Whoop uses a membership model where the hardware is included. Memberships start at approximately $30/month or $239/year as of April 2026. There is a one-month free trial. There is no standalone hardware purchase option.
Does Whoop require a subscription?
Yes. Whoop requires an active membership to use. The hardware is provided as part of the membership, but the app and all features require a paid subscription. Without a membership, the band does not function.
Can Whoop replace a smartwatch?
No. Whoop has no screen, no GPS, and no real-time workout display. It is designed as a dedicated recovery tracker, not a smartwatch. Most athletes who use Whoop wear it alongside a GPS watch or Apple Watch for workout tracking.
How does the Whoop Strain Score work?
The Strain Score accumulates throughout the day based on cardiovascular load measured by the band's continuous heart rate sensor. It runs on a 0-21 scale, with higher scores reflecting greater exertion relative to your capacity. The score accounts for both workout intensity and everyday activity, making it a useful measure of total daily load rather than just gym effort.
Is Whoop accurate for recovery tracking?
Whoop's recovery scoring is well-regarded among serious athletes. Independent reviews and user reports consistently describe the algorithm as more accurate than many competitors after the 4-8 week calibration period. The main accuracy caveat is that HRV measurements from a wrist-based device will have more noise than from a chest strap or ring-based sensor.
What are the best free or lower-cost alternatives to WHOOP?
The most commonly cited WHOOP alternatives by price tier: (1) Apple Watch — one-time purchase, built-in HRV and heart rate tracking via Apple Health, no ongoing subscription for recovery data; (2) Athlytic ($0–$24.99/year) — reads Apple Watch data and produces a WHOOP-style recovery score; (3) Garmin watches with Body Battery — one-time purchase, similar cumulative load tracking built into the device, no additional subscription; (4) Oura Ring Gen 3 ($299 hardware + $5.99/month membership) — comparable HRV-based recovery and sleep scoring in a ring form factor. The right alternative depends on whether you need smartwatch features, already own Apple Watch or Garmin hardware, or want the lowest ongoing cost.
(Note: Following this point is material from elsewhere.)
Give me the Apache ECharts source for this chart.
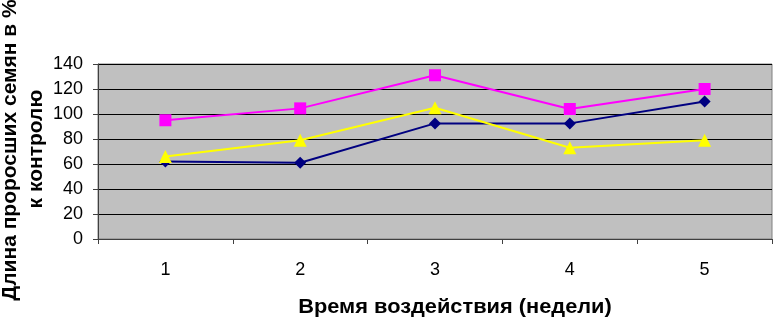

How does WHOOP measure HRV and how accurate is it?
WHOOP measures HRV using continuous photoplethysmography (PPG) at 100 samples per second from the wrist during sleep. It calculates RMSSD (root mean square of successive differences) and compares the result against your personal baseline rather than population averages — this calibration period takes approximately 4–8 weeks of consistent wear. Independent validation studies have found WHOOP's HRV readings correlate reasonably well with ECG-derived values, though wrist-based optical sensors introduce more noise than chest strap or ring-based ECG sensors. WHOOP handles this by using multi-night rolling averages and flagging days where data quality is insufficient — a thoughtful approach to the inherent limitation of optical wrist sensing.
Is WHOOP worth it for recreational athletes (not professional athletes)?
WHOOP's value scales with training frequency and intensity. For athletes training 4–5+ times per week who want to avoid overtraining and optimize session timing, the recovery data is genuinely actionable and the $239/year cost is comparable to a few months of a gym membership. For athletes training 2–3 times per week with lower intensity, the practical impact on training decisions is more limited — and alternatives like Athlytic (for Apple Watch users) or Garmin Body Battery (for Garmin users) may deliver similar readiness information at lower cost. The 30-day free trial is worth using to assess whether you actually change your training decisions based on the data before committing to a subscription.